Tidak kalah penting, SIG mendukung perumusan kebijakan lingkungan hidup. Data tutupan lahan dan deforestasi yang diperoleh dari citra satelit dapat dipetakan tiap bulan. Jika terdeteksi perubahan drastis—misalnya konversi lahan hutan menjadi perkebunan sawit tanpa izin—pemerintah daerah dapat menindak dengan cepat. Kebijakan reboisasi, penghijauan kota, atau penegakan aturan AMDAL (Analisis Mengenai Dampak Lingkungan) dijalankan berdasarkan peta risiko dan titik-titik pelanggaran yang nyata. Dengan demikian, perlindungan lingkungan dipadu-padankan dengan agenda pembangunan berkelanjutan.
Kesimpulan
Sistem Informasi Geografis bukan sekadar alat bantu visualisasi peta; ia merupakan fondasi transformasi tata kelola pemerintahan daerah menuju pemerintahan yang lebih cerdas, efisien, dan partisipatif. Melalui SIG, pemerintah daerah dapat meningkatkan efisiensi perencanaan tata ruang, memperkuat mitigasi dan pemantauan bencana secara real‑time, mengoptimalkan berbagai layanan publik, membuka ruang transparansi dan partisipasi masyarakat, serta merancang kebijakan berbasis bukti spasial.

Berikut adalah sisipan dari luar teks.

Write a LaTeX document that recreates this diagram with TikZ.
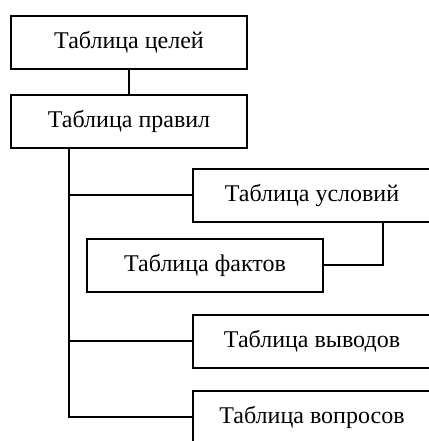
\documentclass[tikz,border=0pt]{standalone}
\usepackage{fontspec}
\setmainfont{Liberation Serif}
\begin{document}
\begin{tikzpicture}[x=0.75pt,y=0.75pt,
  tbox/.style={rectangle,minimum width=177pt,minimum height=39.75pt,inner sep=0pt,font=\fontsize{18}{21}\selectfont},
  wbox/.style={tbox,minimum width=178.5pt},
  conn/.style={line width=1.5pt},
  frame/.style={line width=1.5pt,line join=miter}]
\useasboundingbox (0,0) rectangle (428,441);
\node[tbox] (goal) at (129,398.5) {Таблица целей};
\node[tbox] (rule) at (129,319.5) {Таблица правил};
\node[wbox] (cond) at (312,245.5) {Таблица условий};
\node[tbox] (fact) at (205,175.5) {Таблица фактов};
\node[wbox] (concl) at (312,99.5) {Таблица выводов};
\node[wbox] (quest) at (312,23.5) {Таблица вопросов};
\foreach \n in {goal,rule,fact}
  \draw[frame] (\n.north west) -- (\n.north east) -- (\n.south east) -- (\n.south west) -- cycle;
\foreach \n in {cond,concl}
  \draw[frame] (\n.north east) -- (\n.north west) -- (\n.south west) -- (\n.south east);
\draw[frame] (quest.north east) -- (quest.north west) -- (quest.south west);
\coordinate (tr) at (69,0);
\coordinate (rc) at (383,0);
\draw[conn] (goal) -- (rule);
\draw[conn] (rule.south -| tr) |- (quest.west);
\draw[conn] (tr |- cond.west) -- (cond.west);
\draw[conn] (tr |- concl.west) -- (concl.west);
\draw[conn] (cond.south -| rc) |- (fact.east);
\end{tikzpicture}
\end{document}
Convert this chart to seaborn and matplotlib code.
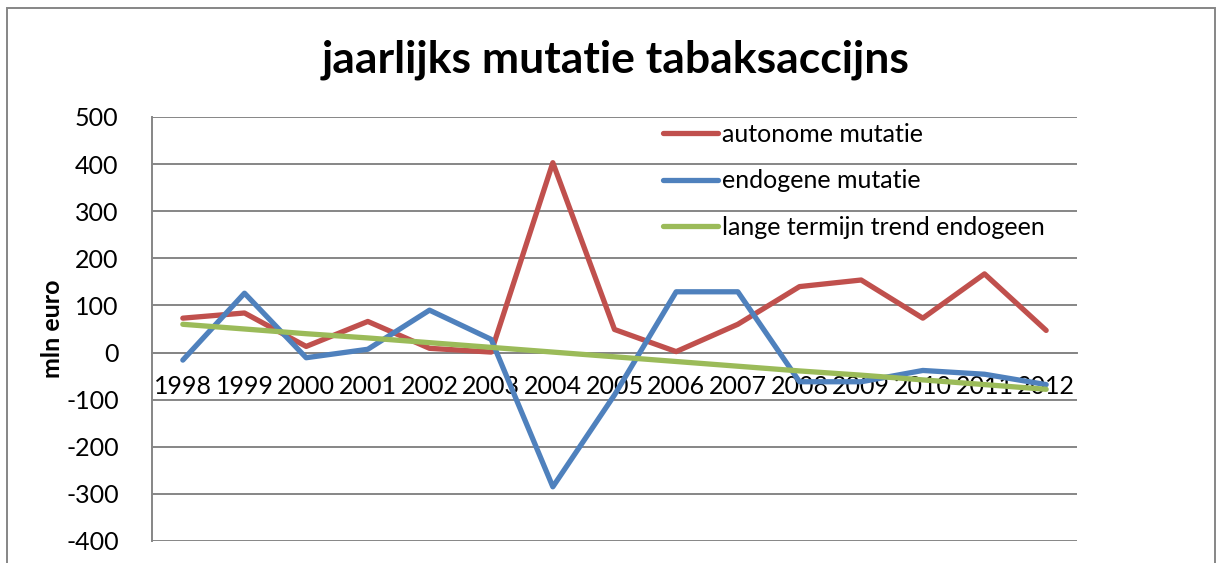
import numpy as np
import pandas as pd
import matplotlib.pyplot as plt
import seaborn as sns
from matplotlib.patches import Rectangle

# -------------------------------
# Data
# -------------------------------
years = ["1998", "1999", "2000", "2001", "2002", "2003", "2004", "2005",
         "2006", "2007", "2008", "2009", "2010", "2011", "2012"]
autonoom = [73, 84, 13, 66, 9, 1, 403, 49, 2, 60, 140, 154, 73, 167, 47]
endogeen = [-16, 126, -11, 7, 90, 28, -285, -90, 129, 129, -62, -62, -38, -46, -68]
trend = [60, 50, 40, 31, 21, 11, 1, -9, -19, -29, -39, -48, -58, -68, -78]

series_names = ["autonome mutatie", "endogene mutatie", "lange termijn trend endogeen"]
colors = ["#C0504D", "#4F81BD", "#9BBB59"]

df = pd.DataFrame({
    "Jaar": years * 3,
    "Waarde": autonoom + endogeen + trend,
    "Reeks": [series_names[0]] * 15 + [series_names[1]] * 15 + [series_names[2]] * 15,
})
df["x"] = list(range(15)) * 3

# -------------------------------
# Plot
# -------------------------------
sns.set_style("white")
plt.rcParams["font.family"] = ["Lato", "DejaVu Sans"]
plt.rcParams["axes.unicode_minus"] = False
plt.rcParams["text.color"] = "black"
plt.rcParams["xtick.color"] = "black"
plt.rcParams["ytick.color"] = "black"
plt.rcParams["axes.labelcolor"] = "black"

fig = plt.figure(figsize=(12.19, 5.63), dpi=100)
ax = fig.add_axes([152 / 1219, 22 / 563, 925 / 1219, 424 / 563])

sns.lineplot(data=df, x="x", y="Waarde", hue="Reeks", palette=colors,
             linewidth=3.8, ax=ax, zorder=3, legend=True)

ax.set_xlim(-0.5, 14.5)
ax.set_ylim(-400, 500)
ax.set_yticks(range(-400, 501, 100))
ax.set_xticks(range(15))
ax.set_xticklabels(years)
ax.yaxis.grid(True, color="#868686", linewidth=1.4)
ax.xaxis.grid(False)

for s in ["top", "right"]:
    ax.spines[s].set_visible(False)
ax.spines["left"].set_color("#868686")
ax.spines["left"].set_linewidth(1.4)
ax.spines["bottom"].set_position(("data", 0))
ax.spines["bottom"].set_color("#868686")
ax.spines["bottom"].set_linewidth(1.4)

ax.tick_params(axis="y", length=0, pad=24, labelsize=18)
ax.tick_params(axis="x", length=0, pad=16, labelsize=18)

ax.set_xlabel("")
ax.set_ylabel("mln euro", fontsize=18, fontweight="bold")
ax.yaxis.set_label_coords(-0.095, 0.5)

fig.suptitle("jaarlijks mutatie tabaksaccijns", fontsize=32, fontweight="bold",
             x=0.505, y=0.93)

leg = ax.legend(loc="upper left", bbox_to_anchor=(0.536, 1.022), frameon=False,
                fontsize=18, handlelength=2.2, handletextpad=0.15,
                labelspacing=0.95, borderaxespad=0.2)
for line in leg.get_lines():
    line.set_linewidth(3.8)

# outer chart border
fig.add_artist(Rectangle((7 / 1219, -0.1), 1208 / 1219, 1.1 - 8 / 563,
                         transform=fig.transFigure, fill=False,
                         edgecolor="#868686", linewidth=1.4))

fig.savefig("out.png", dpi=100)
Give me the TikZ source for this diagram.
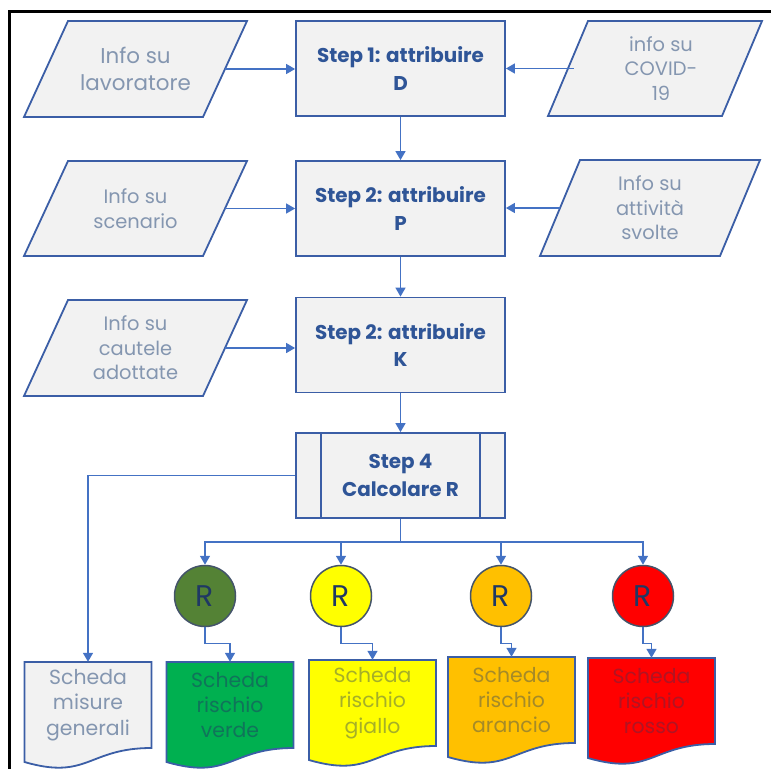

Pada akhirnya, keberhasilan implementasi SIG bergantung pada komitmen investasi infrastruktur, pelatihan sumber daya manusia, serta kolaborasi lintas sektor—baik internal OPD maupun dengan masyarakat. Dengan fondasi data spasial yang kokoh, pemerintah daerah dapat menghadapi tantangan pembangunan tak hanya secara reaktif, melainkan dengan perencanaan antisipatif dan berkelanjutan. Di tengah dinamika global dan lokal yang semakin kompleks, SIG menjadi kunci agar kebijakan publik tidak sekadar tepat sasaran, tetapi juga membawa dampak positif jangka panjang bagi kesejahteraan masyarakat.